Défis et opportunités pour les différents acteurs

Pour les multinationales, l’enjeu consiste à trouver un équilibre entre optimisation fiscale légitime et conformité avec des règles de plus en plus strictes. La révision des structures existantes et l’adaptation aux nouvelles exigences de substance économique nécessitent une approche proactive et des ressources dédiées.

Les petites et moyennes entreprises en expansion internationale font face à des défis particuliers. Avec des ressources limitées, elles doivent naviguer dans un environnement réglementaire complexe tout en restant compétitives. L’accès à l’expertise fiscale internationale devient un facteur critique de succès.

Les administrations fiscales doivent moderniser leurs approches et outils pour appréhender efficacement les enjeux fiscaux transfrontaliers. Le développement de compétences spécialisées et l’utilisation de technologies avancées d’analyse de données transforment progressivement leurs méthodes de travail et d’investigation.

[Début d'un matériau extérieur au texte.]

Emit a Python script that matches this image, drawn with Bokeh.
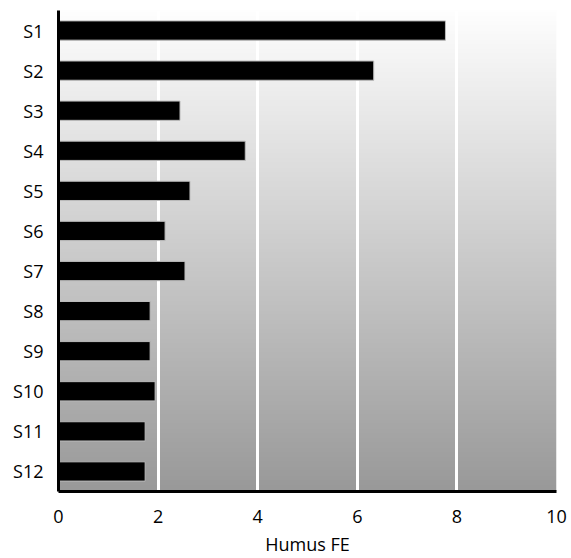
import numpy as np
from bokeh.plotting import figure
from bokeh.models import FactorRange, Range1d, FixedTicker, ColumnDataSource
from bokeh.embed import file_html
from bokeh.resources import INLINE

sites = ["S1", "S2", "S3", "S4", "S5", "S6", "S7", "S8", "S9", "S10", "S11", "S12"]
humus = [7.77, 6.33, 2.44, 3.75, 2.64, 2.14, 2.54, 1.84, 1.84, 1.94, 1.74, 1.74]
x_ticks = [0, 2, 4, 6, 8, 10]
x_label = "Humus FE"

FONT = "Open Sans"

p = figure(width=571, height=558, output_backend="svg", toolbar_location=None,
           y_range=FactorRange(factors=list(reversed(sites)), range_padding=0),
           x_range=Range1d(0, 10),
           min_border_left=58, min_border_right=15, min_border_top=10, min_border_bottom=67)
p.outline_line_color = None
p.background_fill_color = None
p.border_fill_color = "white"

# vertical gradient background (white top -> gray bottom)
n = 256
t = np.linspace(0, 1, n)  # bottom -> top in image rows
gray = (153 + (254 - 153) * t).astype(np.uint32)
img = np.empty((n, 2), dtype=np.uint32)
view = img.view(dtype=np.uint8).reshape((n, 2, 4))
for c in range(3):
    view[:, :, c] = gray[:, None]
view[:, :, 3] = 255
p.image_rgba(image=[img], x=0, y=0, dw=10, dh=len(sites), level="image")

src = ColumnDataSource(dict(site=sites, val=humus))
p.hbar(y="site", right="val", left=0, height=0.48, source=src,
       fill_color="black", line_color="#bbbbbb", line_width=1)

p.xgrid.ticker = FixedTicker(ticks=[2, 4, 6, 8])
p.xgrid.grid_line_color = "white"
p.xgrid.grid_line_width = 3
p.ygrid.grid_line_color = None

p.xaxis.ticker = FixedTicker(ticks=x_ticks)
p.xaxis.axis_label = x_label
for ax in (p.xaxis[0], p.yaxis[0]):
    ax.axis_line_color = "black"
    ax.axis_line_width = 3
    ax.major_tick_line_color = None
    ax.minor_tick_line_color = None
    ax.major_label_text_font = FONT
    ax.major_label_text_font_size = "18px"
    ax.major_label_text_color = "black"
p.xaxis.major_label_standoff = 12
p.yaxis.major_label_standoff = 9
p.xaxis.axis_label_text_font = FONT
p.xaxis.axis_label_text_font_size = "18px"
p.xaxis.axis_label_text_font_style = "normal"
p.xaxis.axis_label_text_color = "black"
p.xaxis.axis_label_standoff = 6

open("out.html", "w").write(file_html(p, INLINE))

Dans ce paysage en mutation, une approche équilibrée combinant optimisation légitime, conformité rigoureuse et transparence accrue offre les meilleures perspectives pour gérer durablement la fiscalité internationale. Les acteurs qui sauront intégrer ces dimensions dans leur stratégie globale disposeront d’un avantage compétitif significatif dans l’économie mondiale de demain.